For the second time this season, the West region came together for a tournament in front of a live audience. After the Kickoff Clash in Dallas, it was Toronto’s turn to host the action. The Canadian crowd delivered a high-energy environment as they spurred the Defiant to an impressive 3rd place finish. For the Fuel, the crowd seemed to give them additional life as well. With so many veteran players, Dallas was ready for LAN and only got better as the event went on.
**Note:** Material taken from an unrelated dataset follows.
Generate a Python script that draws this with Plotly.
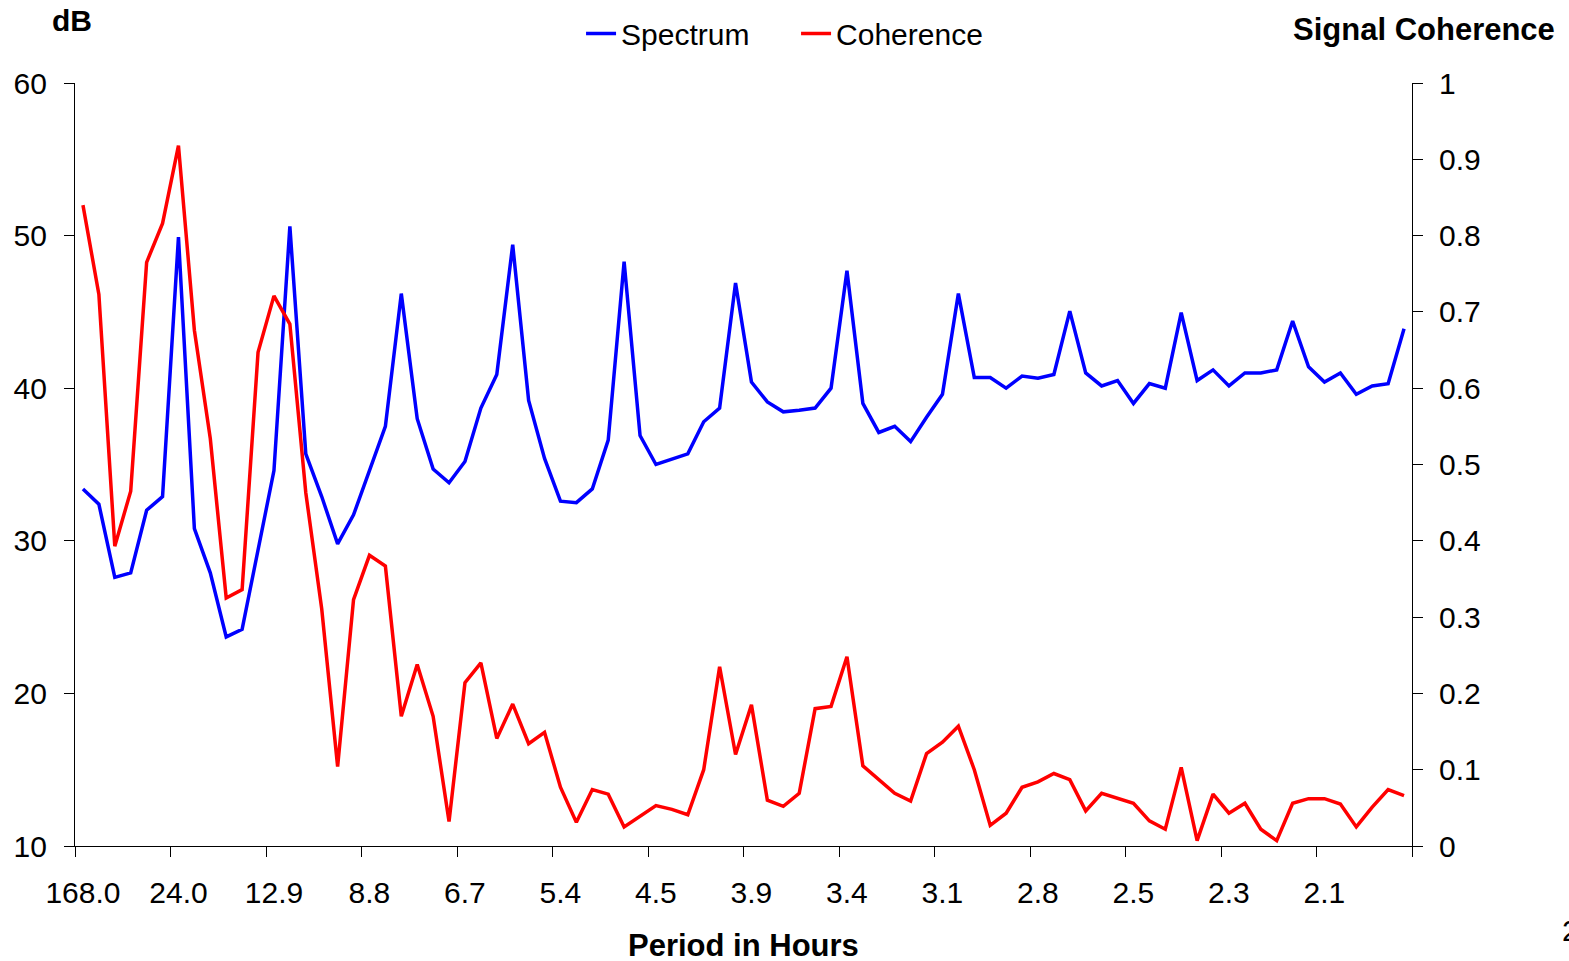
import plotly.graph_objects as go

# Frequency band index (one point per band, period = 168 h / band)
band = list(range(1, 85))

# Spectrum level in dB (left axis)
spectrum_db = [
    33.4, 32.4, 27.6, 27.9, 32.0, 32.9, 49.9, 30.8, 27.9, 23.7,
    24.2, 29.5, 34.6, 50.6, 35.7, 32.9, 29.8, 31.7, 34.6, 37.5,
    46.2, 38.0, 34.7, 33.8, 35.2, 38.7, 40.9, 49.4, 39.2, 35.4,
    32.6, 32.5, 33.4, 36.6, 48.3, 36.9, 35.0, 35.35, 35.7, 37.8,
    38.7, 46.9, 40.4, 39.1, 38.45, 38.55, 38.7, 40.0, 47.7, 39.0,
    37.1, 37.5, 36.5, 38.1, 39.6, 46.2, 40.7, 40.7, 40.0, 40.8,
    40.65, 40.9, 45.05, 41.0, 40.15, 40.5, 39.0, 40.3, 40.0, 44.95,
    40.5, 41.2, 40.15, 41.0, 41.0, 41.2, 44.4, 41.4, 40.4, 41.0,
    39.6, 40.15, 40.3, 43.9,
]

# Signal coherence (right axis)
coherence = [
    0.840, 0.723, 0.393, 0.465, 0.765, 0.816, 0.918, 0.676, 0.534, 0.325,
    0.336, 0.647, 0.721, 0.684, 0.463, 0.311, 0.104, 0.323, 0.381, 0.367,
    0.170, 0.238, 0.170, 0.032, 0.214, 0.240, 0.141, 0.186, 0.134, 0.149,
    0.077, 0.031, 0.074, 0.068, 0.025, 0.039, 0.053, 0.048, 0.041, 0.100,
    0.235, 0.120, 0.185, 0.060, 0.052, 0.069, 0.180, 0.183, 0.248, 0.105,
    0.087, 0.069, 0.059, 0.121, 0.136, 0.157, 0.100, 0.027, 0.043, 0.077,
    0.084, 0.095, 0.087, 0.046, 0.069, 0.063, 0.056, 0.033, 0.022, 0.103,
    0.007, 0.068, 0.043, 0.056, 0.022, 0.007, 0.056, 0.062, 0.062, 0.055,
    0.025, 0.051, 0.074, 0.066,
]

# Period labels (hours) shown every sixth band
label_bands = [1, 7, 13, 19, 25, 31, 37, 43, 49, 55, 61, 67, 73, 79]
period_labels = ["168.0", "24.0", "12.9", "8.8", "6.7", "5.4", "4.5",
                 "3.9", "3.4", "3.1", "2.8", "2.5", "2.3", "2.1"]
# Tick marks sit on the band boundaries between label groups
boundary_ticks = [b - 0.5 for b in label_bands] + [84.5]

FONT = "Liberation Sans, Arial, sans-serif"

fig = go.Figure()
fig.add_trace(go.Scatter(
    x=band, y=spectrum_db, name="Spectrum", mode="lines",
    line=dict(color="#0000FF", width=3.5), yaxis="y",
))
fig.add_trace(go.Scatter(
    x=band, y=coherence, name="Coherence", mode="lines",
    line=dict(color="#FF0000", width=3.5), yaxis="y2",
))

fig.update_layout(
    width=1569, height=961,
    margin=dict(l=75, r=157, t=83, b=115, pad=0, autoexpand=False),
    paper_bgcolor="white", plot_bgcolor="white",
    font=dict(family=FONT, size=30, color="black"),
    showlegend=True,
    legend=dict(
        orientation="h", x=0.3785, xanchor="left", y=1.065, yanchor="middle",
        font=dict(size=30), bgcolor="rgba(0,0,0,0)",
        entrywidth=170, entrywidthmode="pixels", tracegroupgap=0,
    ),
    xaxis=dict(
        range=[0.5, 84.5], tickmode="array", tickvals=label_bands,
        ticktext=period_labels, ticks="", showgrid=False, zeroline=False,
        showline=True, linecolor="black", linewidth=1.2,
        tickfont=dict(size=30), ticklabelstandoff=20,
        minor=dict(tickmode="array", tickvals=boundary_ticks, ticks="outside",
                   ticklen=10, tickcolor="black", tickwidth=1.2, showgrid=False),
    ),
    yaxis=dict(
        range=[10, 60], dtick=10, tick0=10, ticks="outside", ticklen=10,
        tickcolor="black", tickwidth=1.2, showgrid=False, zeroline=False,
        showline=True, linecolor="black", linewidth=1.2,
        tickfont=dict(size=30), ticklabelstandoff=11,
    ),
    yaxis2=dict(
        range=[0, 1], dtick=0.1, tick0=0, overlaying="y", side="right",
        anchor="x", ticks="outside", ticklen=10, tickcolor="black",
        tickwidth=1.2, showgrid=False, zeroline=False, showline=True,
        linecolor="black", linewidth=1.2, tickfont=dict(size=30),
        ticklabelstandoff=10,
    ),
    yaxis3=dict(
        range=[0, 1], dtick=0.1, tick0=0, overlaying="y", side="right",
        anchor="x", ticks="inside", ticklen=10, tickcolor="black",
        tickwidth=1.2, showgrid=False, zeroline=False, showline=False,
        showticklabels=False,
    ),
    annotations=[
        dict(text="<b>dB</b>", xref="paper", yref="paper", x=-0.019, y=1.082,
             xanchor="left", yanchor="middle", showarrow=False,
             font=dict(size=30)),
        dict(text="<b>Signal Coherence</b>", xref="paper", yref="paper",
             x=1.1085, y=1.070, xanchor="right", yanchor="middle",
             showarrow=False, font=dict(size=31)),
        dict(text="<b>Period in Hours</b>", xref="paper", yref="paper",
             x=0.5, y=-0.131, xanchor="center", yanchor="middle",
             showarrow=False, font=dict(size=31)),
        dict(text="2", xref="paper", yref="paper", x=1.111, y=-0.111,
             xanchor="left", yanchor="middle", showarrow=False,
             font=dict(size=30)),
    ],
)

fig.write_html("out.html")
Things started out a little shaky for the Fuel to start the tournament. A 3-2 win over Washington was followed by a 3-1 against London. Neither team wound up looking particularly strong in the lower bracket, so it was somewhat concerning to see the Fuel played close. In the end, they found their footing after a couple matches and made the adjustments needed to take home the Summer Showdown title.

OWL Summer Showdown

Photo courtesy of Blizzard Entertainment.

The Fuel’s ability to adapt was on full display in both of their matches against the Shock. In both games, we saw the Fuel lean more heavily on Sojourn than they had previously. Part of that was the map picks from San Francisco, but this tournament also saw Kim “Edison” Tae-hoon really come into his own as a hitscan player. His Ashe was phenomenal, but he improved dramatically on Sojourn. His growth has filled one of the key gaps in the roster that held the Fuel back at times last year.

Across the entire event, Dallas was also getting great individual showings from their stars. Everyone knows by now what Kim “SP9RK1E” Yeong-han is capable of on Genji, and he delivered once again. Han “ChiYo” Hyeon-seok and Kwon “Fielder” Joon were stalwarts in the Dallas backline. The real gem was Hanbin, though. He was clearly the best Junker Queen in the West, maybe the world, from the jump. Between this and his Zarya performance in the Kickoff Clash, Hanbin is making his case as the MVP of the Fuel, if not the entire league.

Closing in on Playoffs

The Summer Showdown just threw a massive wrench into everything we thought we knew about the 2022 season. The Gladiators, two-time tournament champions, failed to even qualify for the tournament after dominating much of the season. Both the Fuel and Dragons showed they still have their eyes set on the end-of-year trophy. The Shock, despite an all-time-great regular season, once again fell short at the final hurdle.

All of these storylines are reaching their crescendo as teams try to prepare themselves for a dramatic end to the season. Much of the playoff picture is still coming together, and the Countdown Cup Play-Ins will be the final decider.

There’s also still so much yet to come. Overwatch 2 releases to the public on October 4th, bringing a new support hero into the fray. It seems unlikely that she’ll be available in OWL before the playoffs begin, but she could still have a massive impact. We saw in the Summer Showdown what a new hero can mean for a meta, especially if they’re a little overtuned upon release.

Whether Kiriko upends the meta or not, the league will be extremely wide open going into the playoffs. Four teams have already lifted trophies so far in 2022. The Shock and Fusion are always lurking with the potential to punch up. The rest of the league will continue looking for their shot to upset one of the top dogs. All things told, the Overwatch League is as competitive as ever, and everyone wants to be the next to reach the summit.

The Overwatch League returns for the end of the regular season with the Countdown Cup Qualifiers on September 22nd. All matches can be viewed on the OWL Youtube page.